Judging from the numerous questions from analysts about when and how the company will improve sales, Wall Street is getting impatient.

Asking for time
McDonald's executives asked for time for the service and marketing efforts to affect sales.

"Achieving this standard with every store and every customer will take time," Mr. Paull said. "We expect to be better than the first six months. The full effect [of quality, service and cleanliness efforts] won't show in 2003, but we expect it to begin in 2004."

Until then, management said the company is working to improve sales through more consistent marketing and more advertising as it searches for a global and a national marketing chief.

The company's national advertising franchisee committee today is voting on whether to increase the ad budget for 2003.

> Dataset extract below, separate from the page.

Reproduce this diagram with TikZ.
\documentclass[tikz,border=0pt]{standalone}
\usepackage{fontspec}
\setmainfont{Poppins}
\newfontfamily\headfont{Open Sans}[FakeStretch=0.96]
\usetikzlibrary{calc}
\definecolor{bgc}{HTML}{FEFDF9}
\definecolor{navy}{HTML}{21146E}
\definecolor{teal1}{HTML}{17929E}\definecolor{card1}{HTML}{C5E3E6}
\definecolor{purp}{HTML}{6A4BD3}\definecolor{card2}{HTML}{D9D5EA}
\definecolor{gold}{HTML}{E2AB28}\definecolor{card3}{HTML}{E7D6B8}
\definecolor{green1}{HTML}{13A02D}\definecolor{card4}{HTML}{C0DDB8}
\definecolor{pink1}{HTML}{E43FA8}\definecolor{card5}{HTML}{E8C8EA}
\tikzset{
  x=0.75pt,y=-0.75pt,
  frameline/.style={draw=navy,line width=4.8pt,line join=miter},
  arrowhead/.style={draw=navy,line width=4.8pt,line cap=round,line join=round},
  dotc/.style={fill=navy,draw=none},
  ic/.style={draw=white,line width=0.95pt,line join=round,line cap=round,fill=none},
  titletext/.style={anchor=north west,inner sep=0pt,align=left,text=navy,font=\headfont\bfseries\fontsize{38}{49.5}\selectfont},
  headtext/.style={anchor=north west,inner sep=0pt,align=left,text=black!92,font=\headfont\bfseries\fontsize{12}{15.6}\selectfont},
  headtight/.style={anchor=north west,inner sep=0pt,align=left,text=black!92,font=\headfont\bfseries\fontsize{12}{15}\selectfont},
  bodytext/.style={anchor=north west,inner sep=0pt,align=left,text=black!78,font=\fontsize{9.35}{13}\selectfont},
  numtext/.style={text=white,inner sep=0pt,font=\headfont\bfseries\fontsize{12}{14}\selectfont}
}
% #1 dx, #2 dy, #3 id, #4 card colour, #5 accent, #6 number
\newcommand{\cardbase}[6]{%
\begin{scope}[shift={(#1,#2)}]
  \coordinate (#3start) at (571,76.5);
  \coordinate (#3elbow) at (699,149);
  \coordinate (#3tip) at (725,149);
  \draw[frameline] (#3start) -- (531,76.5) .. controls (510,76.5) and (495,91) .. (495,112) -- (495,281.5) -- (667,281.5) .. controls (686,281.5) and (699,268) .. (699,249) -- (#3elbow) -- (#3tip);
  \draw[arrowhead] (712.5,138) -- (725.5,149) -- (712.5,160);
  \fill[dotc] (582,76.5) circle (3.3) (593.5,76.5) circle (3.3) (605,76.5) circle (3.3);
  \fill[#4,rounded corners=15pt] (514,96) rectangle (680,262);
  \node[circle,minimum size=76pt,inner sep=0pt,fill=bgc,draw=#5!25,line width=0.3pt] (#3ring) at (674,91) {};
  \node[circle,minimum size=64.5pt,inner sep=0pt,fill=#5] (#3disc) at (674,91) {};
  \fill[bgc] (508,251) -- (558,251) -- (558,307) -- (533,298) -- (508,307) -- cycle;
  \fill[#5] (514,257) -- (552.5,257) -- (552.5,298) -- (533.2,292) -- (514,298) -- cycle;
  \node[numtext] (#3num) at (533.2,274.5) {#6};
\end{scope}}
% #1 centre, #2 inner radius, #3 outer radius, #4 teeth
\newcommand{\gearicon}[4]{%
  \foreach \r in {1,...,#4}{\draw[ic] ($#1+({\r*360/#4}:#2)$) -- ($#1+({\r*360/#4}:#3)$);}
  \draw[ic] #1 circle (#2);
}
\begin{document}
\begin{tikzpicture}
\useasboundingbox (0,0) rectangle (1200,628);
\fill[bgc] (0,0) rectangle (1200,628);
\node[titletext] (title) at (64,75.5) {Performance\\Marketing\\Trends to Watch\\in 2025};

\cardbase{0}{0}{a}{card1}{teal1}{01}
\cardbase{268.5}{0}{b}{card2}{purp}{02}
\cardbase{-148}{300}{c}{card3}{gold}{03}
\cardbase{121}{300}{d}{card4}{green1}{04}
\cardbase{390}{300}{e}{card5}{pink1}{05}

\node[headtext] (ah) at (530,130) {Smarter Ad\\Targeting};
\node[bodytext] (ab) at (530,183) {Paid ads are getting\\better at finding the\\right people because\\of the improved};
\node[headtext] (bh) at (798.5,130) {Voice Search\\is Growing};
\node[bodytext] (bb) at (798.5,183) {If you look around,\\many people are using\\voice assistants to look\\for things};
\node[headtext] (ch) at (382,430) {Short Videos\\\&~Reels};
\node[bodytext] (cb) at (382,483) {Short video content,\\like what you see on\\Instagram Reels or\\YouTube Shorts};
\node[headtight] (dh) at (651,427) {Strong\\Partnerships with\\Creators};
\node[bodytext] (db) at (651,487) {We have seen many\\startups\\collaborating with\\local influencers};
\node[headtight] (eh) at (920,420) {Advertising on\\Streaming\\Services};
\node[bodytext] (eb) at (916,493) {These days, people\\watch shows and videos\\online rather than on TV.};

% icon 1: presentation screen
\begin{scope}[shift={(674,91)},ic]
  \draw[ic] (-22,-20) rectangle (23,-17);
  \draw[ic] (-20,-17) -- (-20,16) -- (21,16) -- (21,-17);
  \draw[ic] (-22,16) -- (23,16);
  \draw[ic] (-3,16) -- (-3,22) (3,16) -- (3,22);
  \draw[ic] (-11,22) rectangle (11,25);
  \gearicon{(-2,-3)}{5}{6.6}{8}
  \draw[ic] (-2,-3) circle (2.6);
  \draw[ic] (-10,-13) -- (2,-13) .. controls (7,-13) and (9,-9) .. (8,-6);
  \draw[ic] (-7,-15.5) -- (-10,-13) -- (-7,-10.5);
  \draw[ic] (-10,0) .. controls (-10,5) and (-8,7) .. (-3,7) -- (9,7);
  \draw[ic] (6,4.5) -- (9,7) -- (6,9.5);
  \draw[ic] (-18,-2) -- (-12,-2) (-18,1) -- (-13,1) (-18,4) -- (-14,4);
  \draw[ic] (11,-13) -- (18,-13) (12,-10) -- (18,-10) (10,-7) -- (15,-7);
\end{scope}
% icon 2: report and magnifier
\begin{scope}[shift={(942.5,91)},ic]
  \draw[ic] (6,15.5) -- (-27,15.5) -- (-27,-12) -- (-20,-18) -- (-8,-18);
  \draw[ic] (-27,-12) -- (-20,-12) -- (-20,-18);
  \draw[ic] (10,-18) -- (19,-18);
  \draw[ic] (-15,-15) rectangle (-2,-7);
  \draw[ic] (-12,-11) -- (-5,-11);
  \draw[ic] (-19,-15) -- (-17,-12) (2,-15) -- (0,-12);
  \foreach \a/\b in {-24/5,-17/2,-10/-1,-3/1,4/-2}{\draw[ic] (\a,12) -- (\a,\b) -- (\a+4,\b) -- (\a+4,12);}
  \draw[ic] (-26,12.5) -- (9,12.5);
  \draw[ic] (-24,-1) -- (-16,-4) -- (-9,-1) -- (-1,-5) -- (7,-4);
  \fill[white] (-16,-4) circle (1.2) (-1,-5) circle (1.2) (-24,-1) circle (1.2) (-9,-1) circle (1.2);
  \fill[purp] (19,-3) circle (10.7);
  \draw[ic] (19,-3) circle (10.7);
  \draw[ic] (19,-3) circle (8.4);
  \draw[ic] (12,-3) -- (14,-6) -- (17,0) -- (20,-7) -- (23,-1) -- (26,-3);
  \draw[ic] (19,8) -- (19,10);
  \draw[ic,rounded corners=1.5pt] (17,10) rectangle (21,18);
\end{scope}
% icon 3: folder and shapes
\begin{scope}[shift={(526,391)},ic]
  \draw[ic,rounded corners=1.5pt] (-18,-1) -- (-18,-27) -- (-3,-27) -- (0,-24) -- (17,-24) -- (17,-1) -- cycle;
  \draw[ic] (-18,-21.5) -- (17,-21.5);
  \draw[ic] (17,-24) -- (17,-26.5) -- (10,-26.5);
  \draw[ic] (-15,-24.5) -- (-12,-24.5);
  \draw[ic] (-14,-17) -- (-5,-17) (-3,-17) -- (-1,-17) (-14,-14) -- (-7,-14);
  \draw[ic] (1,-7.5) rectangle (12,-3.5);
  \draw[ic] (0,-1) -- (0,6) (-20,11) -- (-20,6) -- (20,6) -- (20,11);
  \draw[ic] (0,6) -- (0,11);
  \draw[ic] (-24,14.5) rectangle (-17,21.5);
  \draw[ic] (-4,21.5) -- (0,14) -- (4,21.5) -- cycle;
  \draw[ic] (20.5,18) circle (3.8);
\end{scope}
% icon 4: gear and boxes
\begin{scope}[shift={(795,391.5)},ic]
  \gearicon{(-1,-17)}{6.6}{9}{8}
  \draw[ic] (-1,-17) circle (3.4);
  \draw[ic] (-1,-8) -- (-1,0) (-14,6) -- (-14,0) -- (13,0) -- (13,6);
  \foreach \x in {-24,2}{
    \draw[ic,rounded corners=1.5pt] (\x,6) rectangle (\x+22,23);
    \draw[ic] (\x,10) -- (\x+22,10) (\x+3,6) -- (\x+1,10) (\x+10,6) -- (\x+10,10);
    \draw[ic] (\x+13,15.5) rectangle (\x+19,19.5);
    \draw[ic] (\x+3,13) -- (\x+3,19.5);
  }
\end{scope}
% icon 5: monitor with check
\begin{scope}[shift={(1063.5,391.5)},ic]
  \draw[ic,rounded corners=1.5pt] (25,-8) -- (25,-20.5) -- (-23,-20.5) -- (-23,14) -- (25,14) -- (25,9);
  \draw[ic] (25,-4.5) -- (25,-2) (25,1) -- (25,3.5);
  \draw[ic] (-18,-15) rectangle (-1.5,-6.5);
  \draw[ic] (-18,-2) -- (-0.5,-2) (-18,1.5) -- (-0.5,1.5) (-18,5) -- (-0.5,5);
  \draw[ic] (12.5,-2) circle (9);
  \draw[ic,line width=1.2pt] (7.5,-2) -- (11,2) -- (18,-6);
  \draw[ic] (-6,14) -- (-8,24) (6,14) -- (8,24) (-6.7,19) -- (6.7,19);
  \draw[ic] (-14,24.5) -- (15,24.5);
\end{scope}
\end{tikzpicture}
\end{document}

"Hopefully by then we'll have our marketing positions at highest levels filled," Mr. Paull said, pointing to concurrent national and local messages that run on TV. "We have confused consumers with all the different messages we send at different levels. To the extent we send more of a national message well confuse consumers less."

New chicken sandwich
Analysts pressed for answers on why McDonald's was surprised by the success of its Grilled Chicken Flatbread sandwich and whether it would be added to the permanent menu. The company pulled advertising for the limited-time offer at the end of June after sales outpaced supply; ads for it were recently reinstated.

Despite being the most successful new product with women on its rotating menu, the company wants to see whether it can sustain sales over time or whether it will perform like McRib, which was very popular but sales would trail off in the fourth week. Executives also said it wants to better understand how the product would affect variety and operations.